Two other officials said US forces might never return to regional bases in large numbers, though no final decision had been made.
“We have moved from an age of stealth to one where the entire battlespace is translucent and increasingly transparent,” said Bremer.
“It feels like we should be on offence, but we are definitely playing defence around these bases.”
Methodology: To report this story, Washington Post reporters geolocated 128 satellite images published by Iranian state-affiliated news media purporting to show damage caused by Iranian strikes to confirm that they depicted the locations claimed in the captions.
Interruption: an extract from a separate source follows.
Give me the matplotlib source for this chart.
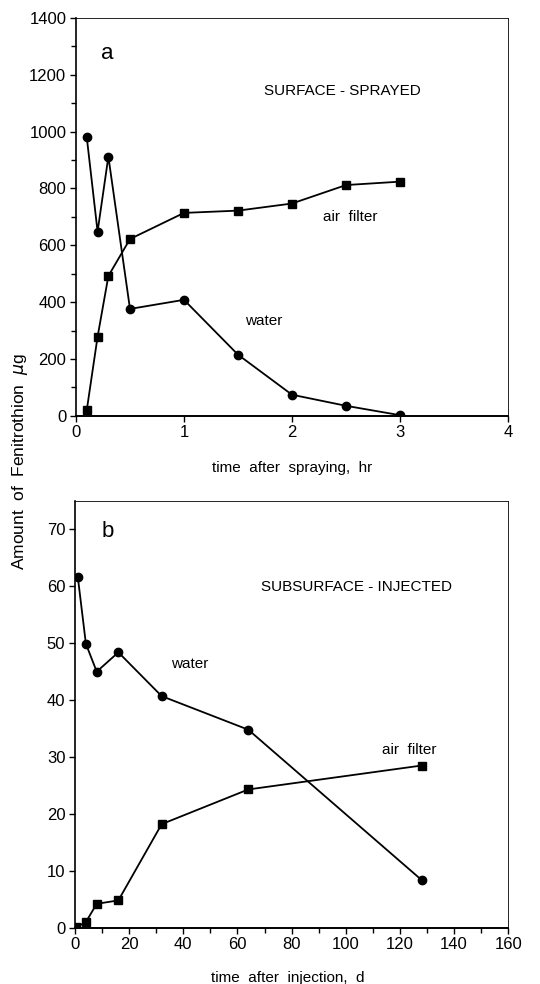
import matplotlib
matplotlib.use("Agg")
import matplotlib.pyplot as plt
from matplotlib.ticker import MultipleLocator

plt.rcParams['font.family'] = ['Liberation Sans', 'DejaVu Sans']

# panel a: surface-sprayed
t_spray = [0.1, 0.2, 0.3, 0.5, 1.0, 1.5, 2.0, 2.5, 3.0]
water_a = [980, 648, 912, 376, 408, 215, 74, 35, 2]
air_a = [20, 278, 492, 622, 714, 722, 747, 812, 824]

# panel b: subsurface-injected
t_water_b = [1, 4, 8, 16, 32, 64, 128]
water_b = [61.7, 49.9, 45.0, 48.4, 40.7, 34.8, 8.4]
t_air_b = [0.5, 4, 8, 16, 32, 64, 128]
air_b = [0.1, 1.0, 4.2, 4.8, 18.2, 24.3, 28.5]

fig = plt.figure(figsize=(5.4, 9.84), dpi=100)
ax1 = fig.add_axes([0.1407, 0.5775, 0.800, 0.4042])
ax2 = fig.add_axes([0.1390, 0.0572, 0.8020, 0.4337])

tick_fs = 12
for ax in (ax1, ax2):
    ax.spines['left'].set_linewidth(1.2)
    ax.spines['bottom'].set_linewidth(1.4)
    ax.spines['top'].set_linewidth(0.6)
    ax.spines['right'].set_linewidth(0.6)
    ax.tick_params(which='both', direction='out', labelsize=tick_fs, width=1.0)
    ax.tick_params(which='major', length=4.5, pad=2.5)
    ax.tick_params(which='minor', length=3.5)

line_kw = dict(color='black', lw=1.3)
ax1.plot(t_spray, water_a, marker='o', ms=6, **line_kw)
ax1.plot(t_spray, air_a, marker='s', ms=5.2, **line_kw)
ax1.set_xlim(0, 4)
ax1.set_ylim(0, 1400)
ax1.xaxis.set_major_locator(MultipleLocator(1))
ax1.yaxis.set_major_locator(MultipleLocator(200))
ax1.yaxis.set_minor_locator(MultipleLocator(100))
ax1.text(0.287, 1276, 'a', fontsize=16, ha='center', va='center')
ax1.text(2.47, 1143, 'SURFACE - SPRAYED', fontsize=11, ha='center', va='center')
ax1.text(2.54, 700, 'air  filter', fontsize=11, ha='center', va='center')
ax1.text(1.74, 332, 'water', fontsize=11, ha='center', va='center')

ax2.plot(t_water_b, water_b, marker='o', ms=6, **line_kw)
ax2.plot(t_air_b, air_b, marker='s', ms=5.2, **line_kw)
ax2.set_xlim(0, 160)
ax2.set_ylim(0, 75)
ax2.xaxis.set_major_locator(MultipleLocator(20))
ax2.xaxis.set_minor_locator(MultipleLocator(10))
ax2.yaxis.set_major_locator(MultipleLocator(10))
ax2.text(11.9, 69.6, 'b', fontsize=16, ha='center', va='center')
ax2.text(104, 59.9, 'SUBSURFACE - INJECTED', fontsize=11, ha='center', va='center')
ax2.text(42.5, 46.3, 'water', fontsize=11, ha='center', va='center')
ax2.text(123.4, 31.3, 'air  filter', fontsize=11, ha='center', va='center')

fig.text(292.5 / 540, 1 - 468 / 984, 'time  after  spraying,  hr', fontsize=11,
         ha='center', va='center')
fig.text(288 / 540, 1 - 978 / 984, 'time  after  injection,  d', fontsize=11,
         ha='center', va='center')
fig.text(20 / 540, 1 - 462 / 984, 'Amount  of  Fenitrothion  $\\mu$g', fontsize=12.5,
         rotation=90, ha='center', va='center')

fig.savefig('out.png', dpi=100)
They then verified the damage by comparing the imagery with medium-resolution imagery from the Sentinel-2 satellite, part of the EU satellite system Copernicus, examining various spectral bands to see damage as clearly as possible, and to high-resolution optical imagery from Planet. In response to a request from the US government, Planet has instituted a policy of withholding imagery captured after March 8 from its online platform, meaning high-resolution imagery was generally not available for comparisons after that date.
In cases where we lacked high-resolution imagery, we tallied only a single structure hit, even if the Iranian imagery appeared to show multiple structures hit. The analysis excluded purported Iranian strikes on non-military targets, such as oil refineries, and on military sites that are not operated by US forces, such as radar installations owned and operated by US allies.
Sam Lair, a research associate at the James Martin Centre for Nonproliferation Studies, examined the images gathered by The Post and verified our analysis, as did Goodhind of Contested Ground, which conducts satellite imagery analysis on war and armed conflict.